Masterful Mixing

  • In the living room, he transforms a formerly heavy, Indonesian coffee table by swapping its carved wood base for a new, sleek metal frame. The change lightens up the space and adds a contemporary accent to the more traditional furnishings.
  • LEFT Dave is the author of several books including Daytime Drama, Male Model and Summer Cruising.
  • One way to improve styling skills is to start by producing small vignettes. This table scape features framed pieces of photography, clear and pottery vases and coral. 
  • LEFT Fluted wood lamps from Target mix handsomely with woven console table and repurposed stools. RIGHT A cozy side chair, is layered with a kidney shaped sisal pillow, 18” x 18” block print pillow and Belgian ticking stripe runner. Dave painted the blue coral artworks to add punches of colour to the white walls.
  • In the living room, two ottomans tuck neatly beneath the large coffee table, taking up little floor space but providing extra seating when required.
  • Bookshelves line the walls, providing an artistic backdrop to the predominately blue and white design scheme as well as a creative canvas for displaying objets d’art and accessories.
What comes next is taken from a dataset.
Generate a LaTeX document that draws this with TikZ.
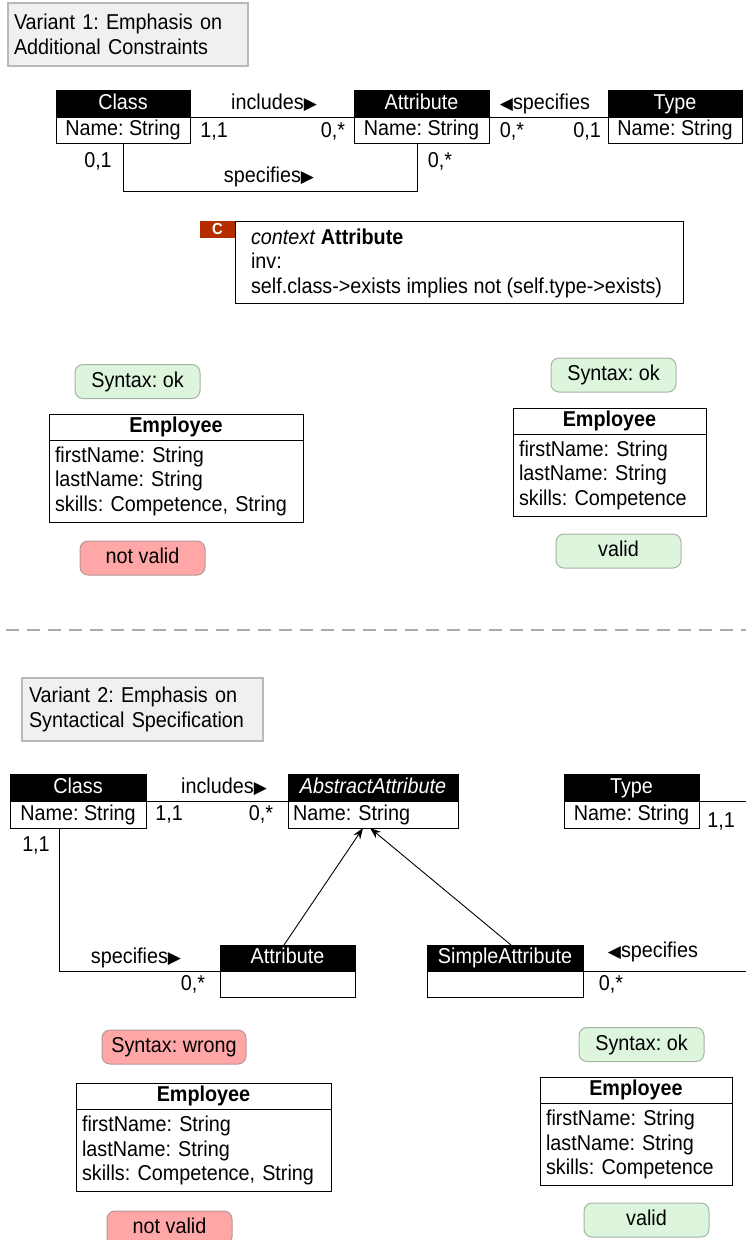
\documentclass[tikz,border=0pt]{standalone}
\usepackage{fontspec}
\setmainfont{Liberation Sans}[FakeStretch=0.92]
\newfontfamily\symfont{DejaVu Sans}
\usetikzlibrary{arrows.meta}
\definecolor{okfill}{RGB}{221,245,221}
\definecolor{okline}{RGB}{165,180,165}
\definecolor{badfill}{RGB}{255,166,166}
\definecolor{badline}{RGB}{185,150,150}
\definecolor{ttlfill}{RGB}{240,240,240}
\definecolor{ttlline}{RGB}{185,185,185}
\definecolor{ctab}{RGB}{180,45,0}
\definecolor{dashgray}{RGB}{170,170,170}
\newcommand{\rtri}{{\symfont\fontsize{17}{17}\selectfont\raisebox{0pt}{▶}}}
\newcommand{\ltri}{{\symfont\fontsize{17}{17}\selectfont\raisebox{0pt}{◀}}}
\frenchspacing
\begin{document}
\begin{tikzpicture}[x=1pt,y=-1pt,
  every node/.style={font=\fontsize{21.5}{24.5}\selectfont, inner sep=0pt, outer sep=0pt},
  oneline/.style={text height=15.5pt, text depth=4.5pt},
  lbl/.style={oneline},
  hdr/.style={oneline, draw=black, fill=black, text=white, minimum height=27pt, line width=1pt},
  hdrs/.style={hdr, minimum height=26pt},
  rowbox/.style={oneline, draw=black, fill=white, minimum height=26pt, line width=1pt},
  empbody/.style={draw=black, fill=white, line width=1pt, minimum height=82pt, align=left},
  emphead/.style={oneline, draw=black, fill=white, line width=1pt, minimum height=26pt, font=\fontsize{21.5}{24.5}\selectfont\bfseries},
  ttl/.style={draw=ttlline, fill=ttlfill, line width=1.5pt, minimum height=63pt, align=left},
  okbox/.style={oneline, draw=okline, fill=okfill, rounded corners=8pt, line width=1pt, minimum width=125pt, minimum height=34pt},
  badbox/.style={oneline, draw=badline, fill=badfill, rounded corners=8pt, line width=1pt, minimum width=125pt, minimum height=34pt},
  conn/.style={line width=0.9pt, black},
  genarrow/.style={conn, -{Stealth[length=11pt,width=8pt]}}
]
\useasboundingbox (0,0) rectangle (746,1240);

% ---------------- Variant 1 ----------------
\node[ttl, minimum width=240pt, text width=228pt] (title1) at (128,34.5) {Variant 1: Emphasis on\\Additional Constraints};

\node[hdr, minimum width=134pt] (clsh) at (123,103.5) {Class};
\node[rowbox, minimum width=134pt] (clsb) at (123,130) {Name: String};
\node[hdr, minimum width=135pt] (attrh) at (421.5,103.5) {Attribute};
\node[rowbox, minimum width=135pt] (attrb) at (421.5,130) {Name: String};
\node[hdr, minimum width=134pt] (typeh) at (675,103.5) {Type};
\node[rowbox, minimum width=134pt] (typeb) at (675,130) {Name: String};

\draw[conn] (clsh.south east) -- (attrh.south west);
\draw[conn] (attrh.south east) -- (typeh.south west);
\draw[conn] (clsb.south) -- ++(0,48) -| ([xshift=-4pt]attrb.south);

\node[lbl] (l1) at (274,104) {includes\rtri};
\node[lbl] (l2) at (214,132) {1,1};
\node[lbl] (l3) at (333,132) {0,*};
\node[lbl] (l4) at (545,104) {\ltri specifies};
\node[lbl] (l5) at (512,132) {0,*};
\node[lbl] (l6) at (587,132) {0,1};
\node[lbl] (l7) at (98,162) {0,1};
\node[lbl] (l8) at (440,162) {0,*};
\node[lbl] (l9) at (269,177) {specifies\rtri};

\node[draw=black, fill=white, line width=1pt, minimum width=448pt, minimum height=82pt] (ocl) at (459,262) {};
\node[anchor=west, align=left] (ocltext) at ([xshift=16pt,yshift=-1pt]ocl.west)
  {\textit{context} \textbf{Attribute}\\inv:\\self.class->exists implies not (self.type->exists)};
\node[fill=ctab, text=white, minimum width=35pt, minimum height=17pt, text height=11pt, text depth=1pt, font=\fontsize{16}{16}\selectfont\bfseries] (ctag) at (217.5,229.5) {C};

\node[okbox] (s1) at (137.5,381.5) {Syntax: ok};
\node[emphead, minimum width=254pt] (e1h) at (176,427) {Employee};
\node[empbody, minimum width=254pt, text width=242pt] (e1b) at (176,481) {firstName: String\\lastName: String\\skills: Competence, String};
\node[badbox] (v1) at (142.5,558) {not valid};

\node[okbox] (s2) at (613.5,375) {Syntax: ok};
\node[emphead, minimum width=193pt] (e2h) at (609.5,421) {Employee};
\node[empbody, minimum width=193pt, text width=181pt] (e2b) at (609.5,475) {firstName: String\\lastName: String\\skills: Competence};
\node[okbox] (v2) at (618.5,551) {valid};

% separator
\coordinate (dl) at (6,630);
\coordinate (dr) at (746,630);
\draw[dashgray, line width=1.5pt, dash pattern=on 13pt off 8pt] (dl) -- (dr);

% ---------------- Variant 2 ----------------
\node[ttl, minimum width=241pt, text width=227pt] (title2) at (142.5,709.5) {Variant 2: Emphasis on\\Syntactical Specification};

\node[hdr, minimum width=136pt] (c2h) at (78,787.5) {Class};
\node[rowbox, minimum width=136pt, minimum height=27pt] (c2b) at (78,814.5) {Name: String};
\node[hdr, minimum width=170pt] (absh) at (373,787.5) {\itshape AbstractAttribute};
\node[rowbox, minimum width=170pt, minimum height=27pt, text width=160pt, align=left] (absb) at (373,814.5) {Name: String};
\node[hdr, minimum width=135pt] (t2h) at (631.5,787.5) {Type};
\node[rowbox, minimum width=135pt, minimum height=27pt] (t2b) at (631.5,814.5) {Name: String};

\node[hdrs, minimum width=135pt] (at2h) at (287.5,958) {Attribute};
\node[rowbox, minimum width=135pt] (at2b) at (287.5,984) {};
\node[hdrs, minimum width=156pt] (sah) at (505,958) {SimpleAttribute};
\node[rowbox, minimum width=156pt] (sab) at (505,984) {};

\coordinate (edge1) at (746,801);
\coordinate (edge2) at (746,971);
\draw[conn] (c2h.south east) -- (absh.south west);
\draw[conn] (t2h.south east) -- (edge1);
\draw[conn] ([xshift=-19pt]c2b.south) |- (at2h.south west);
\draw[conn] (sah.south east) -- (edge2);
\draw[genarrow] ([xshift=-3.5pt]at2h.north) -- ([xshift=-10pt]absb.south);
\draw[genarrow] ([xshift=6pt]sah.north) -- ([xshift=-3pt]absb.south);

\node[lbl] (m1) at (224,788) {includes\rtri};
\node[lbl] (m2) at (169,815) {1,1};
\node[lbl] (m3) at (261,815) {0,*};
\node[lbl] (m4) at (36,846) {1,1};
\node[lbl] (m5) at (136,958) {specifies\rtri};
\node[lbl] (m6) at (193,985) {0,*};
\node[lbl] (m7) at (653,952) {\ltri specifies};
\node[lbl] (m8) at (611,985) {0,*};
\node[lbl] (m9) at (721,822) {1,1};

\node[badbox, minimum width=144pt] (s3) at (174,1047) {Syntax: wrong};
\node[emphead, minimum width=255pt] (e3h) at (203.5,1096) {Employee};
\node[empbody, minimum width=255pt, text width=243pt] (e3b) at (203.5,1150.5) {firstName: String\\lastName: String\\skills: Competence, String};
\node[badbox] (v3) at (169.5,1228) {not valid};

\node[okbox] (s4) at (641.5,1044.5) {Syntax: ok};
\node[emphead, minimum width=192pt] (e4h) at (636,1090) {Employee};
\node[empbody, minimum width=192pt, text width=180pt] (e4b) at (636,1144.5) {firstName: String\\lastName: String\\skills: Competence};
\node[okbox] (v4) at (646.5,1220) {valid};
\end{tikzpicture}
\end{document}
Nothing matches but it all goes together.

You’d expect Dave Benbow to have a well-designed life. After all, he’s a manager and buyer for one of LA’s hottest La Cienega design shops, Mecox Gardens. Naturally, his passion for work translates seamlessly into stylish living quarters.

Dabble jumped at an invitation to visit the Runyon Canyon condo and see firsthand how this “master of mixing” brings it all together.

Never ask a designer for an opinion….that is, unless you want one. Dave Benbow, like other successful decorators, says his personal design philosophy works for anyone, “Rooms should look collected, not purchased.”

But Dave is not one of those ‘anything goes’ designer types, insisting instead, “There has to be a cohesive vision.”

Certainly, quality is part of Dave’s vision. Some of the items in his home—the William Birch armchairs and down-filled sofa—are investment pieces he’s had for years. When it’s time to revitalize rooms, instead of starting from scratch, he recovers and repurposes, getting lasting value from his purchases.

According to the industry veteran, mixing price points is also part of his philosophy. “It keeps everyone guessing,” says Dave, and it’s one of his favourite ways to stretch a budget. Case in point, he pairs a high-end woven console table with well-priced lamps from Target in the dining room (see page 36).

Despite a philosophy that espouses mixing and matching, Dave is serious about starting every design project with the right floor plan. Function is first, then decorating. He relies on casual furniture (and it must be comfortable) to set the tone, typically upholstering major pieces in neutrals, then accenting with colour.

SAND, SEA, SKY

The Georgia native says he’s naturally drawn to colours that work well in his adopted LA homeland; tones that mimic sand, sea and sky. “Khaki,” he jokes, “may not be from the earth, but I live in it,” so that’s another favourite choice. A former Ralph Lauren Home employee, Dave says he appreciates the brand’s tailored colour palette and chose Ralph Lauren’s Cove Point (WW29) for walls throughout the spacious condo. Painting the cabinet backs in Shale Blue (VM124) brings white and off-white accessories into sharper focus.

“Be true to yourself. If you like it, that’s what matters.”

ARTFUL STYLING

A collection of organic-shaped vases in shades of oyster and white, stacks of books and personal photos fill the floor-to-ceiling bookshelves. The artful display features a wide range of price points and changes frequently according to the designer.

Like most professional decorators, Dave doesn’t redecorate often, preferring to work with classic pieces that age well.

In the dining room, Dave searched for a fabric as comfortable as his favourite khakis. Turns out, a fashion fabric supplier had the real thing. Perfect.

“I know from experience that people keep things they don’t like because they cost a lot,” says Dave. “My advice then, is don’t spend a fortune unless you absolutely love the piece or can afford to change it down the road.”